> **Exercise description**:
Would you transcribe the whole listing exactly, minus its pictures?

> **Data section**:

+-------+

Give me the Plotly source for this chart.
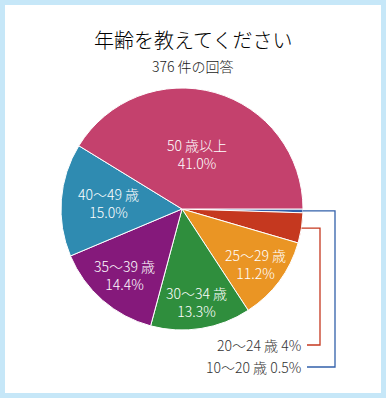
import math
import plotly.graph_objects as go

# ---- data ----
categories = ["10〜20 歳", "20〜24 歳", "25〜29 歳", "30〜34 歳", "35〜39 歳", "40〜49 歳", "50 歳以上"]
percents = [0.5, 4, 11.2, 13.3, 14.4, 15.0, 41.0]
pct_labels = ["0.5%", "4%", "11.2%", "13.3%", "14.4%", "15.0%", "41.0%"]
title_text = "年齢を教えてください"
subtitle_text = "376 件の回答"

# ---- style ----
colors = ["#3260aa", "#c5381f", "#ea9524", "#2f8e3d", "#85197b", "#2f8bb1", "#c4416d"]
label_radius = [None, None, 0.76, 0.78, 0.72, 0.61, 0.47]   # inside labels (fraction of R)
outside_knee_x = [335, 320]     # px, for the two small slices (blue, red)
outside_label_y = [367, 345]
W, H = 386, 398
CX, CY, R = 182, 209, 121
FONT = "Noto Sans CJK JP"
WEIGHT = 300

def px(x):
    return x / W

def py(y):
    return 1 - y / H

fig = go.Figure(go.Pie(
    values=percents,
    labels=categories,
    sort=False,
    direction="clockwise",
    rotation=90,
    marker=dict(colors=colors, line=dict(color="white", width=1)),
    textinfo="none",
    hoverinfo="none",
    domain=dict(x=[px(CX - R), px(CX + R)], y=[py(CY + R), py(CY - R)]),
    showlegend=False,
))

total = sum(percents)
cum = 0.0
annotations = []
shapes = [dict(type="rect", xref="paper", yref="paper",
               x0=px(5), x1=px(381), y0=py(393), y1=py(5),
               fillcolor="white", line=dict(width=0), layer="below")]
small_idx = 0
for i, v in enumerate(percents):
    mid = (cum + v / 2) / total * 2 * math.pi  # clockwise from 3 o'clock
    cum += v
    if label_radius[i] is not None:
        r = label_radius[i] * R
        x = CX + r * math.cos(mid)
        y = CY + r * math.sin(mid)
        annotations.append(dict(
            x=px(x), y=py(y), xref="paper", yref="paper",
            text=f"{categories[i]}<br>{pct_labels[i]}", showarrow=False,
            font=dict(family=FONT, size=14, color="white", weight=WEIGHT),
            xanchor="center", yanchor="middle", align="center"))
    else:
        ex = CX + R * math.cos(mid)
        ey = CY + R * math.sin(mid)
        kx = outside_knee_x[small_idx]
        ly = outside_label_y[small_idx]
        lx_end = 307
        pts = [(ex, ey), (kx, ey), (kx, ly), (lx_end, ly)]
        path = "M " + " L ".join(f"{px(a)},{py(b)}" for a, b in pts)
        shapes.append(dict(type="path", xref="paper", yref="paper", path=path,
                           line=dict(color=colors[i], width=1.3)))
        annotations.append(dict(
            x=px(lx_end - 4), y=py(ly), xref="paper", yref="paper",
            text=f"{categories[i]} {pct_labels[i]}", showarrow=False,
            font=dict(family=FONT, size=14, color="#333333", weight=WEIGHT),
            xanchor="right", yanchor="middle"))
        small_idx += 1

annotations.append(dict(x=0.5, y=py(39), xref="paper", yref="paper", text=title_text,
                        showarrow=False, font=dict(family=FONT, size=20, color="#000000", weight=WEIGHT),
                        xanchor="center", yanchor="middle"))
annotations.append(dict(x=0.5, y=py(66), xref="paper", yref="paper", text=subtitle_text,
                        showarrow=False, font=dict(family=FONT, size=14, color="#1a1a1a", weight=WEIGHT),
                        xanchor="center", yanchor="middle"))

fig.update_layout(
    width=W, height=H,
    margin=dict(l=0, r=0, t=0, b=0),
    paper_bgcolor="#c6e7f8",
    annotations=annotations,
    shapes=shapes,
)
fig.write_html("out.html", config={"displayModeBar": False})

+-------+

> **Exercise response**:
Give me the Plotly source for this chart.
import math
import plotly.graph_objects as go

# ---- data ----
categories = ["10〜20 歳", "20〜24 歳", "25〜29 歳", "30〜34 歳", "35〜39 歳", "40〜49 歳", "50 歳以上"]
percents = [0.5, 4, 11.2, 13.3, 14.4, 15.0, 41.0]
pct_labels = ["0.5%", "4%", "11.2%", "13.3%", "14.4%", "15.0%", "41.0%"]
title_text = "年齢を教えてください"
subtitle_text = "376 件の回答"

# ---- style ----
colors = ["#3260aa", "#c5381f", "#ea9524", "#2f8e3d", "#85197b", "#2f8bb1", "#c4416d"]
label_radius = [None, None, 0.76, 0.78, 0.72, 0.61, 0.47]   # inside labels (fraction of R)
outside_knee_x = [335, 320]     # px, for the two small slices (blue, red)
outside_label_y = [367, 345]
W, H = 386, 398
CX, CY, R = 182, 209, 121
FONT = "Noto Sans CJK JP"
WEIGHT = 300

def px(x):
    return x / W

def py(y):
    return 1 - y / H

fig = go.Figure(go.Pie(
    values=percents,
    labels=categories,
    sort=False,
    direction="clockwise",
    rotation=90,
    marker=dict(colors=colors, line=dict(color="white", width=1)),
    textinfo="none",
    hoverinfo="none",
    domain=dict(x=[px(CX - R), px(CX + R)], y=[py(CY + R), py(CY - R)]),
    showlegend=False,
))

total = sum(percents)
cum = 0.0
annotations = []
shapes = [dict(type="rect", xref="paper", yref="paper",
               x0=px(5), x1=px(381), y0=py(393), y1=py(5),
               fillcolor="white", line=dict(width=0), layer="below")]
small_idx = 0
for i, v in enumerate(percents):
    mid = (cum + v / 2) / total * 2 * math.pi  # clockwise from 3 o'clock
    cum += v
    if label_radius[i] is not None:
        r = label_radius[i] * R
        x = CX + r * math.cos(mid)
        y = CY + r * math.sin(mid)
        annotations.append(dict(
            x=px(x), y=py(y), xref="paper", yref="paper",
            text=f"{categories[i]}<br>{pct_labels[i]}", showarrow=False,
            font=dict(family=FONT, size=14, color="white", weight=WEIGHT),
            xanchor="center", yanchor="middle", align="center"))
    else:
        ex = CX + R * math.cos(mid)
        ey = CY + R * math.sin(mid)
        kx = outside_knee_x[small_idx]
        ly = outside_label_y[small_idx]
        lx_end = 307
        pts = [(ex, ey), (kx, ey), (kx, ly), (lx_end, ly)]
        path = "M " + " L ".join(f"{px(a)},{py(b)}" for a, b in pts)
        shapes.append(dict(type="path", xref="paper", yref="paper", path=path,
                           line=dict(color=colors[i], width=1.3)))
        annotations.append(dict(
            x=px(lx_end - 4), y=py(ly), xref="paper", yref="paper",
            text=f"{categories[i]} {pct_labels[i]}", showarrow=False,
            font=dict(family=FONT, size=14, color="#333333", weight=WEIGHT),
            xanchor="right", yanchor="middle"))
        small_idx += 1

annotations.append(dict(x=0.5, y=py(39), xref="paper", yref="paper", text=title_text,
                        showarrow=False, font=dict(family=FONT, size=20, color="#000000", weight=WEIGHT),
                        xanchor="center", yanchor="middle"))
annotations.append(dict(x=0.5, y=py(66), xref="paper", yref="paper", text=subtitle_text,
                        showarrow=False, font=dict(family=FONT, size=14, color="#1a1a1a", weight=WEIGHT),
                        xanchor="center", yanchor="middle"))

fig.update_layout(
    width=W, height=H,
    margin=dict(l=0, r=0, t=0, b=0),
    paper_bgcolor="#c6e7f8",
    annotations=annotations,
    shapes=shapes,
)
fig.write_html("out.html", config={"displayModeBar": False})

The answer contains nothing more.